Southside Bancshares misses earnings but loans grow
Securities loss offsets improved net interest margin; debt redemption set for February 15
Southside Bancshares missed analyst expectations for the fourth quarter as a $7.3 million securities loss overshadowed modest growth in loans and net interest margin, though investors are eyeing a February 15 debt redemption that could bolster future profitability.
The Texas-based community bank reported earnings per share of $0.70, falling short of the $0.7175 consensus estimate by 2.4%, while revenue of $62.8 million came in 10.6% below the $70.3 million forecast. The shortfall was attributed to securities losses that weighed on the bottom line despite broader operational improvements.
Despite the earnings miss, the bank showed resilience in core lending activities. Loans grew by $52.7 million during the quarter, while net interest margin expanded by 4 basis points sequentially to reach 2.98%, suggesting improving profitability from core banking operations. The net interest margin expansion comes at a critical time for regional banks as elevated interest rates have pressured loan demand while increasing funding costs.

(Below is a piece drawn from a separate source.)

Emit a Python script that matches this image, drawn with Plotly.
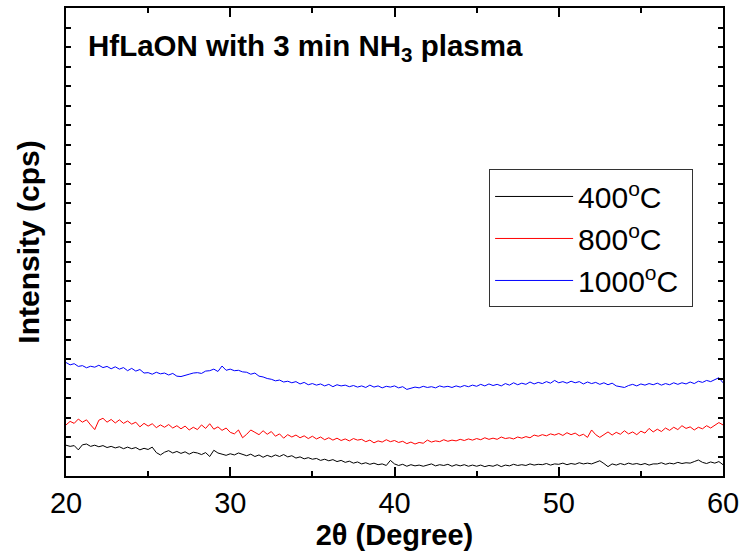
import numpy as np
import plotly.graph_objects as go

# 2-theta scan grid (degrees), 0.25 deg step
two_theta_start = 20.0
two_theta_step = 0.25

series_names = ["400<sup>o</sup>C", "800<sup>o</sup>C", "1000<sup>o</sup>C"]
series_colors = ["#000000", "#ff0000", "#0000ff"]

intensity_400 = [
    158, 152, 156, 134,
    160, 164, 152, 158,
    150, 156, 146, 152,
    144, 150, 140, 148,
    140, 146, 134, 142,
    136, 148, 120, 108,
    122, 130, 118, 126,
    116, 124, 112, 122,
    118, 110, 120, 100,
    132, 118, 112, 106,
    114, 108, 118, 110,
    104, 112, 100, 108,
    96, 106, 98, 108,
    100, 110, 98, 104,
    92, 98, 88, 94,
    86, 90, 80, 86,
    78, 84, 74, 80,
    70, 76, 66, 72,
    62, 68, 60, 66,
    58, 62, 54, 80,
    62, 54, 60, 50,
    58, 52, 56, 50,
    56, 62, 52, 58,
    54, 60, 50, 58,
    52, 58, 50, 56,
    50, 56, 48, 54,
    50, 58, 48, 56,
    52, 60, 54, 58,
    54, 62, 56, 60,
    58, 64, 56, 62,
    60, 66, 58, 64,
    60, 68, 62, 66,
    62, 70, 78, 64,
    48, 62, 56, 64,
    58, 66, 60, 64,
    58, 64, 56, 62,
    62, 68, 60, 66,
    62, 70, 64, 68,
    66, 74, 82, 70,
    64, 72, 66, 74,
    58,
]

intensity_800 = [
    262, 280, 270, 292,
    276, 288, 262, 238,
    286, 296, 276, 290,
    272, 288, 270, 282,
    266, 276, 252, 270,
    256, 268, 248, 262,
    250, 264, 246, 258,
    242, 256, 236, 250,
    238, 262, 244, 268,
    240, 252, 234, 246,
    224, 216, 236, 196,
    214, 236, 224, 212,
    232, 214, 228, 204,
    216, 194, 212, 200,
    210, 196, 206, 192,
    204, 190, 200, 186,
    196, 184, 194, 182,
    190, 180, 192, 184,
    188, 176, 184, 170,
    180, 174, 186, 176,
    182, 172, 178, 166,
    174, 164, 172, 168,
    184, 174, 180, 176,
    186, 178, 184, 180,
    188, 182, 190, 184,
    192, 186, 196, 188,
    194, 188, 200, 192,
    196, 190, 200, 194,
    202, 196, 210, 204,
    212, 206, 216, 210,
    218, 208, 222, 212,
    220, 206, 214, 198,
    236, 212, 198, 214,
    226, 210, 224, 214,
    232, 216, 226, 212,
    230, 220, 244, 226,
    240, 228, 246, 234,
    250, 238, 258, 244,
    252, 236, 250, 242,
    258, 246, 262, 274,
    262,
]

intensity_1000 = [
    582, 570, 576, 562,
    566, 555, 563, 558,
    568, 556, 562, 550,
    560, 548, 556, 540,
    552, 538, 546, 528,
    530, 522, 532, 524,
    528, 518, 526, 512,
    510, 518, 522, 528,
    530, 526, 538, 540,
    548, 536, 564, 542,
    548, 540, 542, 534,
    532, 522, 528, 512,
    508, 500, 496, 488,
    492, 482, 486, 478,
    484, 472, 480, 468,
    474, 466, 472, 462,
    470, 458, 468, 462,
    466, 458, 464, 456,
    462, 454, 466, 456,
    462, 452, 460, 456,
    462, 452, 458, 444,
    452, 456, 452, 460,
    454, 458, 452, 462,
    456, 460, 454, 462,
    456, 464, 458, 466,
    460, 470, 462, 472,
    464, 470, 462, 474,
    466, 478, 468, 476,
    470, 482, 472, 480,
    474, 484, 476, 490,
    478, 484, 476, 486,
    478, 484, 472, 482,
    474, 480, 470, 478,
    468, 476, 462, 458,
    454, 464, 470, 462,
    472, 466, 474, 468,
    476, 466, 474, 468,
    478, 470, 478, 472,
    482, 474, 486, 480,
    490, 484, 496, 504,
    478,
]

x_tick_vals = [20, 30, 40, 50, 60]
x_tick_text = ["20", "30", "40", "50", "60"]

FONT = "Arial, Liberation Sans, sans-serif"

fig = go.Figure()
for i, (name, color, vals) in enumerate(
    zip(series_names, series_colors, [intensity_400, intensity_800, intensity_1000])
):
    x = two_theta_start + two_theta_step * np.arange(len(vals))
    fig.add_trace(
        go.Scatter(
            x=x, y=vals, mode="lines", name=name + "\u00a0",
            line=dict(color=color, width=1),
            legendgroup=f"g{i}",
        )
    )

fig.update_layout(
    width=745, height=554,
    margin=dict(l=66, r=21, t=6, b=78),
    paper_bgcolor="white", plot_bgcolor="white",
    font=dict(family=FONT, size=29, color="black"),
    showlegend=True,
    legend=dict(
        x=0.644, y=0.655, xanchor="left", yanchor="top",
        bordercolor="#333333", borderwidth=1, bgcolor="white",
        font=dict(size=30), tracegroupgap=0, itemwidth=78,
    ),
    annotations=[
        dict(
            text="<b>HfLaON with 3 min NH<sub>3</sub> plasma</b>",
            xref="paper", yref="paper", x=0.03, y=0.916,
            xanchor="left", yanchor="middle", showarrow=False,
            font=dict(size=29.5, family=FONT),
        )
    ],
)

fig.update_xaxes(
    range=[20, 60], tickvals=x_tick_vals, ticktext=x_tick_text,
    ticks="inside", ticklen=9, tickwidth=1.5, tickcolor="black",
    minor=dict(dtick=5, tick0=25, ticks="inside", ticklen=5, tickwidth=1.5, tickcolor="black"),
    showline=True, linewidth=2, linecolor="black", mirror="ticks",
    showgrid=False, zeroline=False,
    tickfont=dict(size=29),
    title=dict(text="<b>2θ (Degree)</b>", font=dict(size=29), standoff=2),
)
fig.update_yaxes(
    range=[0, 2400], dtick=100, tick0=0,
    ticks="inside", ticklen=5, tickwidth=1.5, tickcolor="black",
    showticklabels=False,
    showline=True, linewidth=2, linecolor="black", mirror="ticks",
    showgrid=False, zeroline=False,
    title=dict(text="<b>Intensity (cps)</b>", font=dict(size=30), standoff=16),
)

fig.write_html(
    "out.html",
    config={"displayModeBar": False},
    post_script="document.body.style.margin='0';document.body.style.padding='0';",
)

Southside Bancshares, which trades on the NYSE under the ticker SBSI, has a market capitalization of approximately $971 million. The stock currently trades at $32.31, near the 4-analyst consensus target price of $32.00, with all ratings at "hold." The bank's shares have ranged between a 52-week low of $24.90 and a high of $33.96, reflecting the volatility that has characterized regional banking stocks throughout the past year.
Looking ahead, investors are focused on the company's upcoming debt redemption. Southside plans to redeem $93 million of subordinated notes carrying a 7.51% interest rate on February 15. The redemption is expected to provide a meaningful boost to first-quarter net interest margin by eliminating high-cost debt from the balance sheet—a strategic move that management has signaled will improve efficiency metrics in the coming quarters.

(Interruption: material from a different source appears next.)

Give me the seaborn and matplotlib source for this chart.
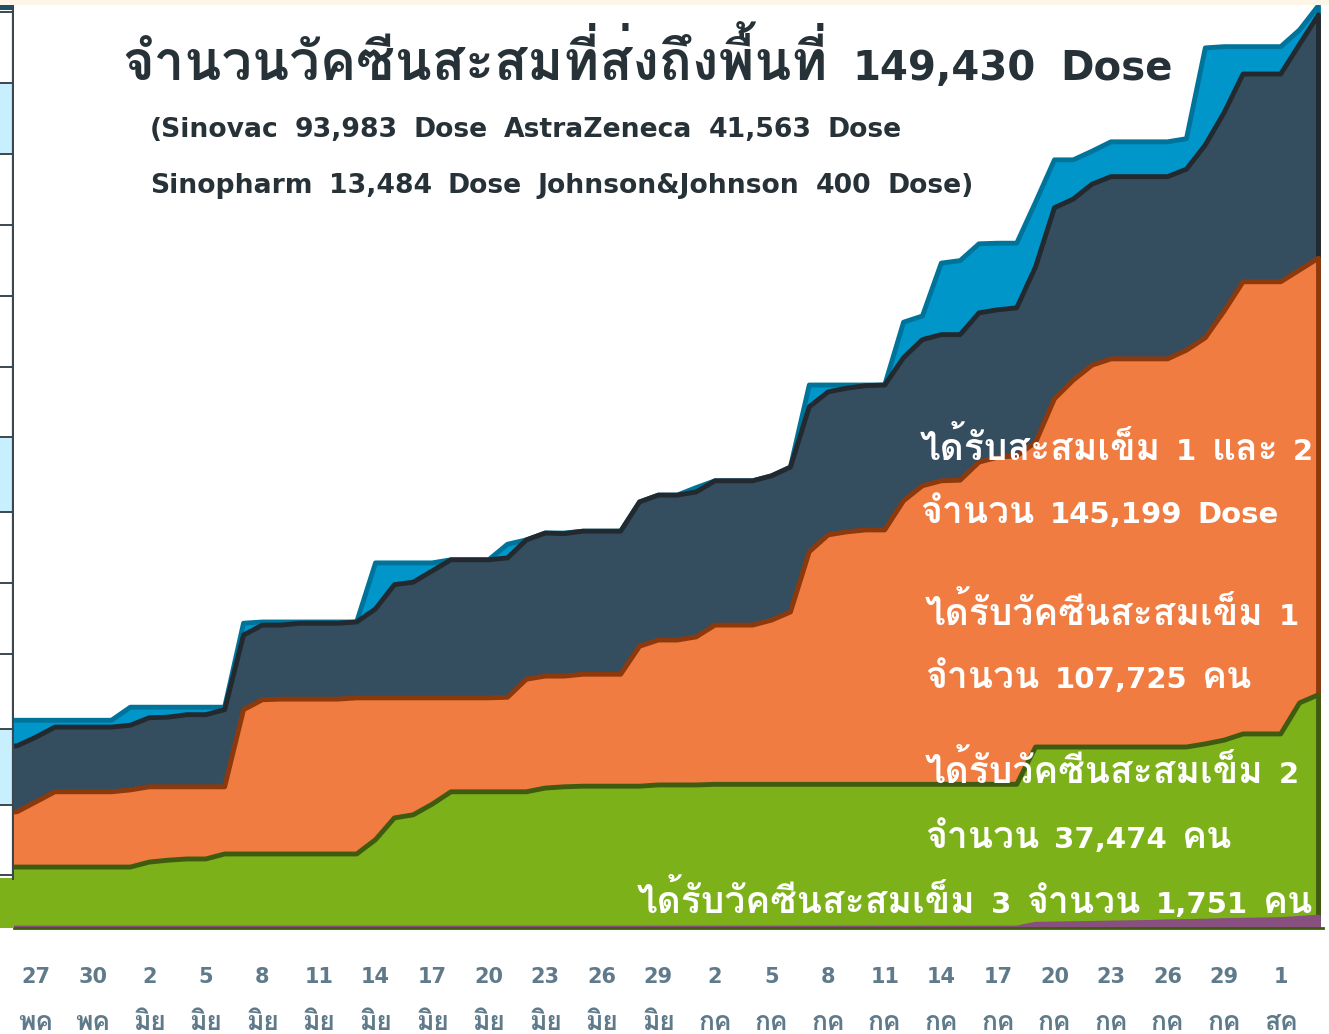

The bank's dividend yield of 4.45% remains attractive to income-focused investors, supported by a relatively conservative dividend payout ratio. However, the recent quarter's performance highlights ongoing challenges in the regional banking sector, where smaller institutions must balance loan growth, deposit retention, and interest rate management in an environment of persistently elevated rates.
Southside Bancshares, headquartered in Tyler, Texas, operates as a diversified financial holding company through its subsidiary Southside Bank. The institution focuses on commercial and consumer banking, mortgage lending, and wealth management services, primarily serving individuals, businesses, and local governments in the Texas market.
The 76.4% year-over-year decline in quarterly earnings and 30.4% revenue drop reflected in trailing twelve-month data underscore the pressure the bank has faced amid challenging macroeconomic conditions. However, the sequential improvement in net interest margin and continued loan growth suggest that the core franchise remains stable as management executes on its debt optimization strategy.